--- START RECORDED DATA ---

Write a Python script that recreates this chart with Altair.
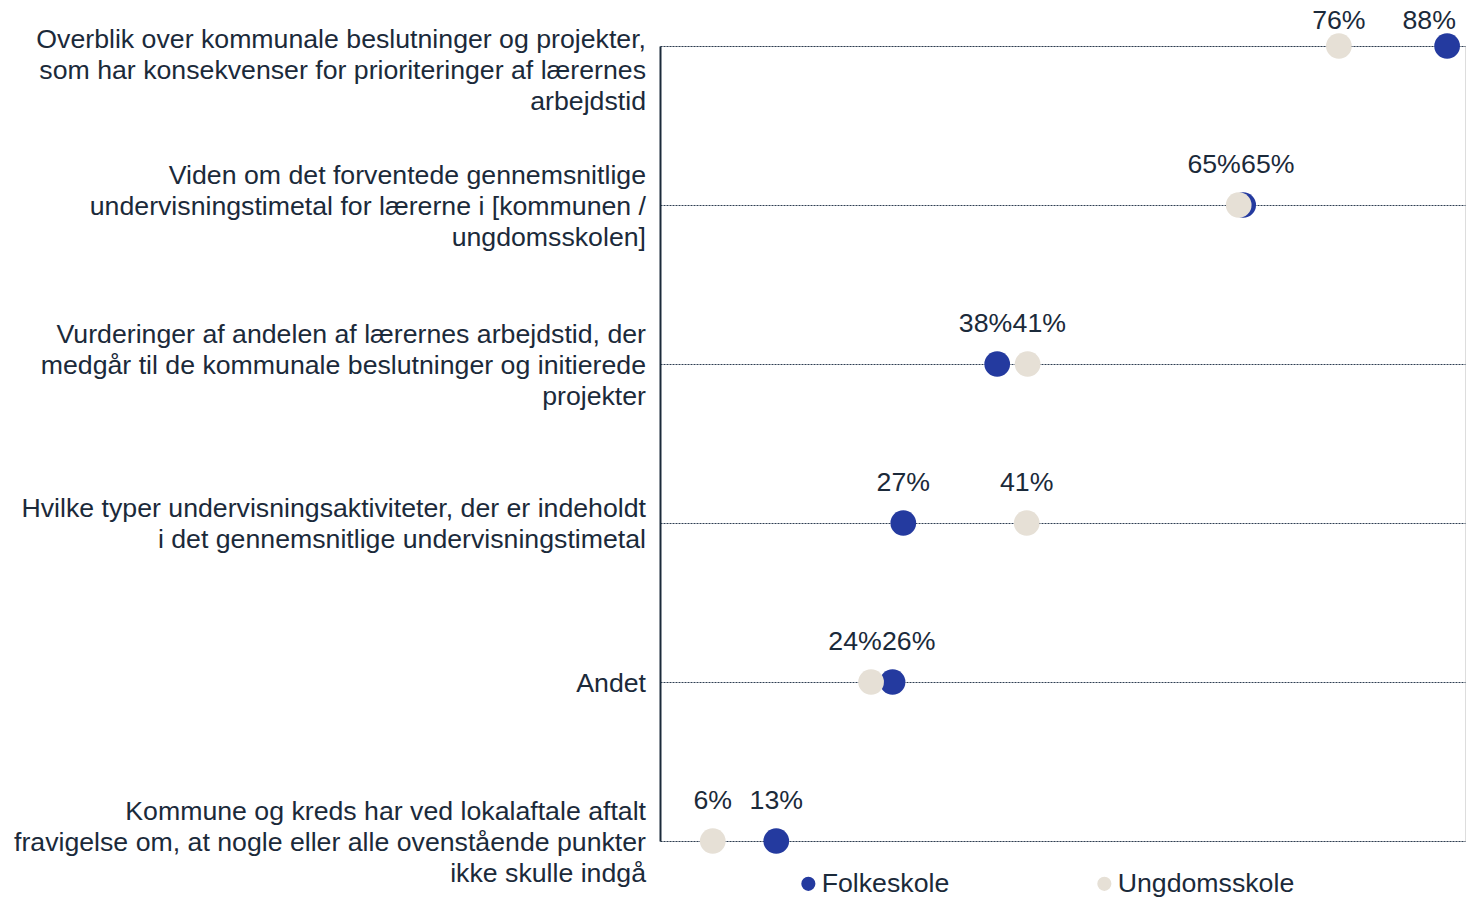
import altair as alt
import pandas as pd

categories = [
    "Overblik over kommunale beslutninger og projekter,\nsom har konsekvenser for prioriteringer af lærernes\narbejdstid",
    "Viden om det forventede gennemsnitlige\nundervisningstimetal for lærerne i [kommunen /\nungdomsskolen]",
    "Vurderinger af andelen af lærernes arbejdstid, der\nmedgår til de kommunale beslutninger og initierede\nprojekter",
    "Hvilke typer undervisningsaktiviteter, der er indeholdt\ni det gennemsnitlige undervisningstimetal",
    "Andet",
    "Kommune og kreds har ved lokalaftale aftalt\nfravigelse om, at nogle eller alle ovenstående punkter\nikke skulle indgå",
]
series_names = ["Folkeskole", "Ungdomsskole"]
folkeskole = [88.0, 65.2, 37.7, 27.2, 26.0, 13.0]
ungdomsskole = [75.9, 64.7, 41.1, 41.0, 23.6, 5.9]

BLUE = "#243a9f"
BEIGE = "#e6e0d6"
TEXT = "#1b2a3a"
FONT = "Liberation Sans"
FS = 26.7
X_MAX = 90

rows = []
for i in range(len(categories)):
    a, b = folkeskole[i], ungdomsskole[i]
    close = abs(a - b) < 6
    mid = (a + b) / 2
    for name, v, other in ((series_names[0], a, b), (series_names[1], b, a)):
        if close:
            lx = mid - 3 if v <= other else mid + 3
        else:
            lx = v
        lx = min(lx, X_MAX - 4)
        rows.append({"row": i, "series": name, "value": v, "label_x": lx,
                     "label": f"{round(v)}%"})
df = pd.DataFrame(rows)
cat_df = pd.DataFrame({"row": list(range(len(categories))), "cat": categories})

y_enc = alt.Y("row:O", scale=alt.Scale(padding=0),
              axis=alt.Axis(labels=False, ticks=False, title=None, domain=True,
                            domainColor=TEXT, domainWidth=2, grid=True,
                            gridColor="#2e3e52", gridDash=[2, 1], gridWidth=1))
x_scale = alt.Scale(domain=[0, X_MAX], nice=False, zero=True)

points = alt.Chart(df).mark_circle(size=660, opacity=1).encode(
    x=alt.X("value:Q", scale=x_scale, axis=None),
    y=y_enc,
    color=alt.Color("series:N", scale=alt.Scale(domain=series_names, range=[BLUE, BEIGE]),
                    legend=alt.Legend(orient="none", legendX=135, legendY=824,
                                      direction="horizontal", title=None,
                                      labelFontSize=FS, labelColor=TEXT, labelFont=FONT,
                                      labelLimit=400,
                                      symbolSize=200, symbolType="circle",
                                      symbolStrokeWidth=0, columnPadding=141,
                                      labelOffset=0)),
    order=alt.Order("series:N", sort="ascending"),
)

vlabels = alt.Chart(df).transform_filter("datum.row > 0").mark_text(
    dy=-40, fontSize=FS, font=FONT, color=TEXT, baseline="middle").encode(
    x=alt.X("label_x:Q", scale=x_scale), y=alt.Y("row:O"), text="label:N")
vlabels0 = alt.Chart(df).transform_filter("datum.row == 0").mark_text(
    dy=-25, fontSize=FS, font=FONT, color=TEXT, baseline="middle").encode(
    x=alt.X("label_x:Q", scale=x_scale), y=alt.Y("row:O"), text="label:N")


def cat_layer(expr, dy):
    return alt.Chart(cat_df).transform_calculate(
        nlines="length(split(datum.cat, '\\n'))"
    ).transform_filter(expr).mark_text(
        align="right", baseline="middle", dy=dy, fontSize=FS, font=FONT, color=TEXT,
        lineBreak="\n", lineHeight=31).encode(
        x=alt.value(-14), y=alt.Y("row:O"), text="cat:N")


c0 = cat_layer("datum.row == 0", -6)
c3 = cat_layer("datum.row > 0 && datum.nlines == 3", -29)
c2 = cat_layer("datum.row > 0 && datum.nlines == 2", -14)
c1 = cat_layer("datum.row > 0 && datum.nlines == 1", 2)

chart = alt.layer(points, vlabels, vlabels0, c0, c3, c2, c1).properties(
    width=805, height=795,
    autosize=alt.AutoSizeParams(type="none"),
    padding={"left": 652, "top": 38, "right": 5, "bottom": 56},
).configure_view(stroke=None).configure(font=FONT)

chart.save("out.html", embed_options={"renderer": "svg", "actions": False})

--- END RECORDED DATA ---

→ WRITTEN REQUEST: Make an exact copy of all the material, but keep the pictures out of it.

→ ANSWER TO THE TASK:
Write a Python script that recreates this chart with Altair.
import altair as alt
import pandas as pd

categories = [
    "Overblik over kommunale beslutninger og projekter,\nsom har konsekvenser for prioriteringer af lærernes\narbejdstid",
    "Viden om det forventede gennemsnitlige\nundervisningstimetal for lærerne i [kommunen /\nungdomsskolen]",
    "Vurderinger af andelen af lærernes arbejdstid, der\nmedgår til de kommunale beslutninger og initierede\nprojekter",
    "Hvilke typer undervisningsaktiviteter, der er indeholdt\ni det gennemsnitlige undervisningstimetal",
    "Andet",
    "Kommune og kreds har ved lokalaftale aftalt\nfravigelse om, at nogle eller alle ovenstående punkter\nikke skulle indgå",
]
series_names = ["Folkeskole", "Ungdomsskole"]
folkeskole = [88.0, 65.2, 37.7, 27.2, 26.0, 13.0]
ungdomsskole = [75.9, 64.7, 41.1, 41.0, 23.6, 5.9]

BLUE = "#243a9f"
BEIGE = "#e6e0d6"
TEXT = "#1b2a3a"
FONT = "Liberation Sans"
FS = 26.7
X_MAX = 90

rows = []
for i in range(len(categories)):
    a, b = folkeskole[i], ungdomsskole[i]
    close = abs(a - b) < 6
    mid = (a + b) / 2
    for name, v, other in ((series_names[0], a, b), (series_names[1], b, a)):
        if close:
            lx = mid - 3 if v <= other else mid + 3
        else:
            lx = v
        lx = min(lx, X_MAX - 4)
        rows.append({"row": i, "series": name, "value": v, "label_x": lx,
                     "label": f"{round(v)}%"})
df = pd.DataFrame(rows)
cat_df = pd.DataFrame({"row": list(range(len(categories))), "cat": categories})

y_enc = alt.Y("row:O", scale=alt.Scale(padding=0),
              axis=alt.Axis(labels=False, ticks=False, title=None, domain=True,
                            domainColor=TEXT, domainWidth=2, grid=True,
                            gridColor="#2e3e52", gridDash=[2, 1], gridWidth=1))
x_scale = alt.Scale(domain=[0, X_MAX], nice=False, zero=True)

points = alt.Chart(df).mark_circle(size=660, opacity=1).encode(
    x=alt.X("value:Q", scale=x_scale, axis=None),
    y=y_enc,
    color=alt.Color("series:N", scale=alt.Scale(domain=series_names, range=[BLUE, BEIGE]),
                    legend=alt.Legend(orient="none", legendX=135, legendY=824,
                                      direction="horizontal", title=None,
                                      labelFontSize=FS, labelColor=TEXT, labelFont=FONT,
                                      labelLimit=400,
                                      symbolSize=200, symbolType="circle",
                                      symbolStrokeWidth=0, columnPadding=141,
                                      labelOffset=0)),
    order=alt.Order("series:N", sort="ascending"),
)

vlabels = alt.Chart(df).transform_filter("datum.row > 0").mark_text(
    dy=-40, fontSize=FS, font=FONT, color=TEXT, baseline="middle").encode(
    x=alt.X("label_x:Q", scale=x_scale), y=alt.Y("row:O"), text="label:N")
vlabels0 = alt.Chart(df).transform_filter("datum.row == 0").mark_text(
    dy=-25, fontSize=FS, font=FONT, color=TEXT, baseline="middle").encode(
    x=alt.X("label_x:Q", scale=x_scale), y=alt.Y("row:O"), text="label:N")


def cat_layer(expr, dy):
    return alt.Chart(cat_df).transform_calculate(
        nlines="length(split(datum.cat, '\\n'))"
    ).transform_filter(expr).mark_text(
        align="right", baseline="middle", dy=dy, fontSize=FS, font=FONT, color=TEXT,
        lineBreak="\n", lineHeight=31).encode(
        x=alt.value(-14), y=alt.Y("row:O"), text="cat:N")


c0 = cat_layer("datum.row == 0", -6)
c3 = cat_layer("datum.row > 0 && datum.nlines == 3", -29)
c2 = cat_layer("datum.row > 0 && datum.nlines == 2", -14)
c1 = cat_layer("datum.row > 0 && datum.nlines == 1", 2)

chart = alt.layer(points, vlabels, vlabels0, c0, c3, c2, c1).properties(
    width=805, height=795,
    autosize=alt.AutoSizeParams(type="none"),
    padding={"left": 652, "top": 38, "right": 5, "bottom": 56},
).configure_view(stroke=None).configure(font=FONT)

chart.save("out.html", embed_options={"renderer": "svg", "actions": False})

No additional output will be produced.